Hace unos treinta años, los críticos, académicos y profesores celebraron el centenario de la muerte de Velázquez con sendos tomos monumentales a los que se dio el título de Varia velazqueña. Había en ellos colaboraciones razonablemente serias, de quienes no olvidaban que el tema tratado allí era Velázquez, pero parece una constante de la humanidad que los hombres y las obras de genio convoquen a gentes de juicio descacharrado que con la mejor intención acometen la realidad por su lado más inverosímil. Entre los trabajos había uno singular en el que se analizaba el cuadro de Las hilanderas. Como se recordará, esta pintura se mostraba con un añadido de quienes creyeron mejorarla en el siglo XVIII cosiendo a la tela original otra en la que figuraba una de esas ventanas llamadas de ojo de buey. Sólo hace poco se ha sabido que ésta no estaba pintada por Velázquez, pero entonces este pormenor se ignoraba. No obstante, aquel estudioso centró precisamente su ensayo en el ojo de buey, que encontraba lo más importante de la composición, tesis que probaba con una serie de gráficos y alambicadas triangulaciones que probaban de manera irrefutable el canon aúlico que Velázquez había seguido para pintar un cuadro tan engañosamente sencillo.

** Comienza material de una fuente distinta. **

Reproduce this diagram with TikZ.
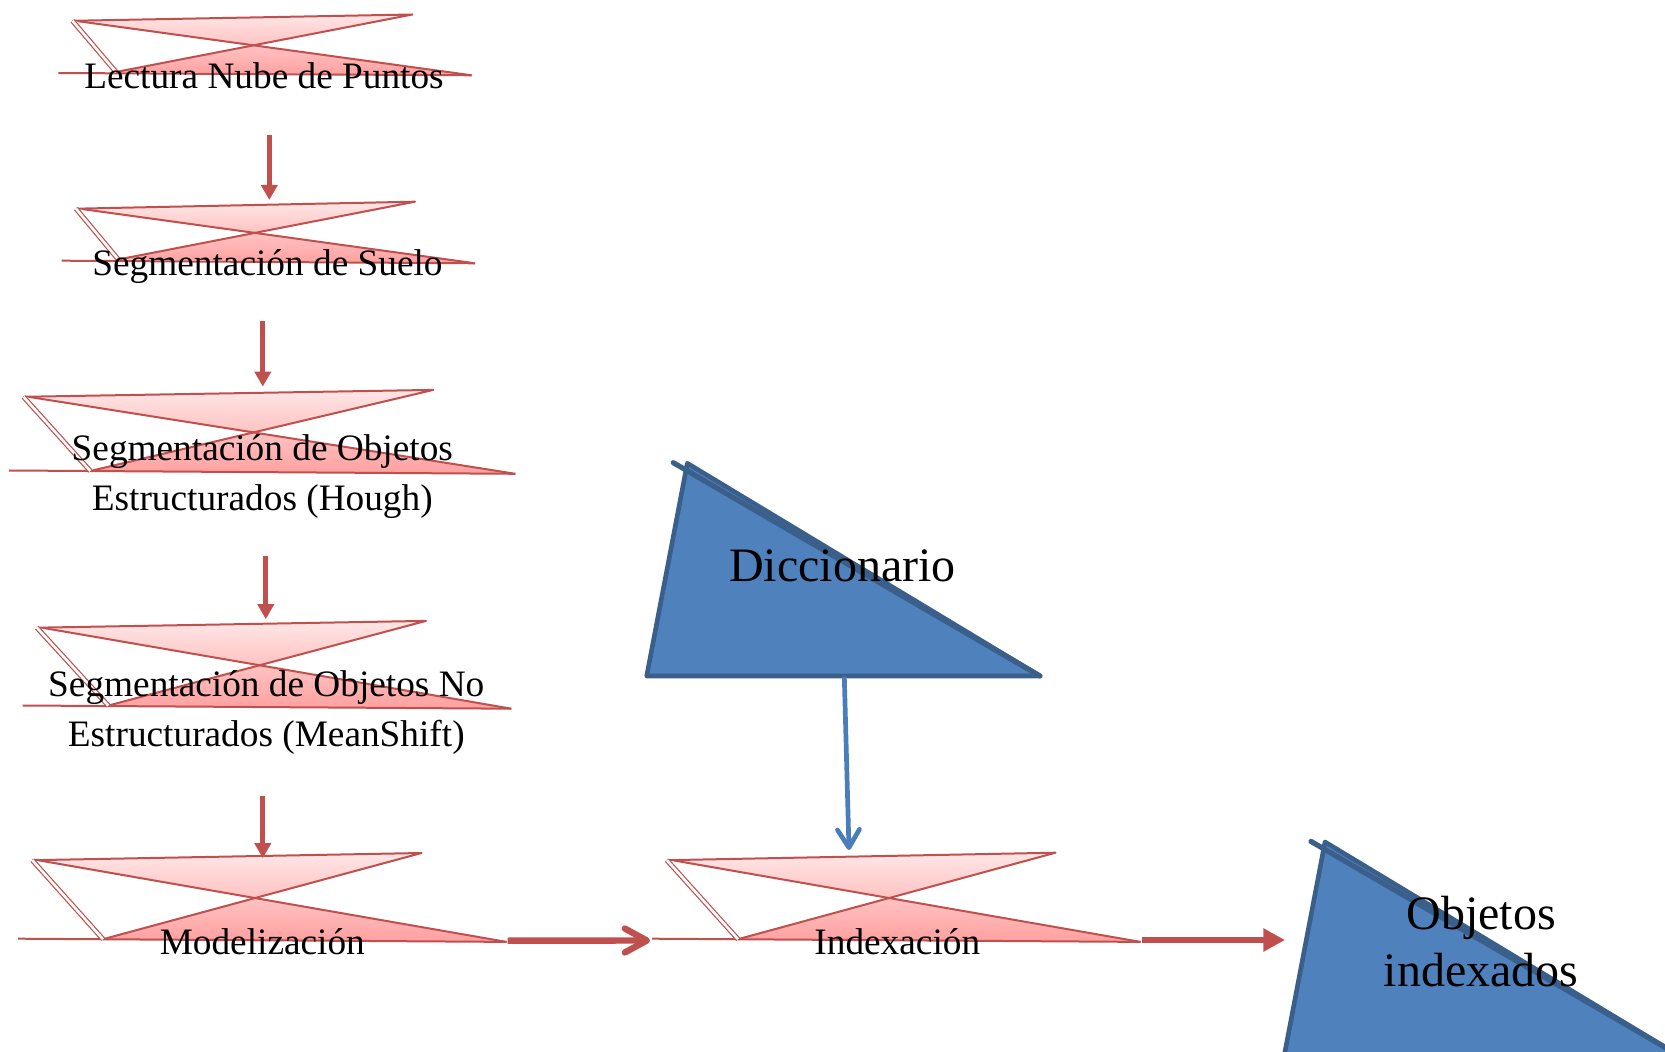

El Quijote, y por extensión la vida del propio Cervantes, de la que apenas conocemos una docena de hechos, y éstos tampoco demasiado significativos para que nos alumbren sobre su personalidad, se han prestado de antiguo a interpretaciones igualmente demenciales, unas veces con algún fundamento y otras con escaso o ninguno. Cada época ha proyectado en ese libro sus propios y acuciantes problemas y, así, por ejemplo, hemos hecho sucesivamente a Cervantes judío u homosexual, basados en razonables indicios, cuestiones de todo punto irrelevantes, por lo demás.

A menudo las disputas entre los partidarios y detractores de cada una de esas doctrinas han sido enconadas y les ha llevado a sus protagonistas a actitudes poco cervantinas, en verdad, guerras entre departamentos universitarios, conjuras de filólogos y cervantistas, zancadillas o puñaladas traperas en oscuros congresos de remotas ciudades... Lo más misterioso de todo es que a veces ni siquiera estaban en juego interpretaciones de carácter humanístico o literario, como en los casos de Unamuno, Ortega y Gasset o Américo Castro, sino la tilde de una letra, una coma mal puesta o el nombre del primo del tabernero con cuya mujer el autor de Cervantes tuvo una hija, cuestión que llegan a creer primordial para el sentido del libro, sólo por el calibre de los insultos que han podido cruzarse de uno a otro bando.

Así, cada generación ha creído que su lectura de El Quijote era, si no única, sí la más aguda e inteligente, pero siguiendo los trabajos de muchos de estos estudiosos, tiene uno la sensación de que lo que menos ha importado para llevarlos a cabo ha sido precisamente El Quijote ni lo que ese libro puede representar para la realidad y para la vida, y que todo es ya como una cuestión abstracta y especulativa, de imprevisibles y apocalípticos resultados. Podría escribirse, creo, un buen relato chestertonlano en el que Don Quijote se enfrentara a todas las cosas que se han dicho de él, o bien en el que Cervantes hiciese frente a las enormidades que sus biógrafos dieron por irrebatibles o probables a lo largo de la historia.

Es cierto que buena parte de lo que conocemos hoy de El Quijote o de su autor no habría llegado a nuestras manos sin la dedicación de muchos que honestamente se entregaron a la penosa tarea de desbrozarnos el camino, pero no lo es menos que también puede uno leer El Quijote sin haber leído una sola línea sobre él. Ésa es su grandeza. Celebramos estos días la aparición de una nueva y monumental edición de El Quijote, de la que sus responsables se enorgullecen con justicia. Pero no debemos olvidar las palabras de Manuel Azaña en su Cervantes y la invención del Quijote, uno de los dos o tres textos más importantes escritos nunca sobre ese libro, ausente por cierto de la babélica bibliografía que esta edición adjunta, cuando afirmaba que lo que le interesaba de El Quijote eran "unas formas de vida no expresadas antes por nadie". Esa palabra, vida, ha de mantenernos a todos alejados o a prudencial distancia de las triangulaciones. Por fortuna, y pese al esfuerzo en contrario de muchos, que han llegado a pensar, en el colmo de la vanidad, que El Quijote no sería lo que es sin su trabajo, El Quijote sigue siendo ese lugar en el que cada uno de nosotros cree hallar solaz y respuesta a nuestras más íntimas tribulaciones, y no porque nos saque de la vida, sino porque nos devuelve a ella y a ella nos liga o religa, como un texto sagrado, ya que Dios, de existir, existiría siempre antes que sus sacerdotes, por muy santos que estos sean.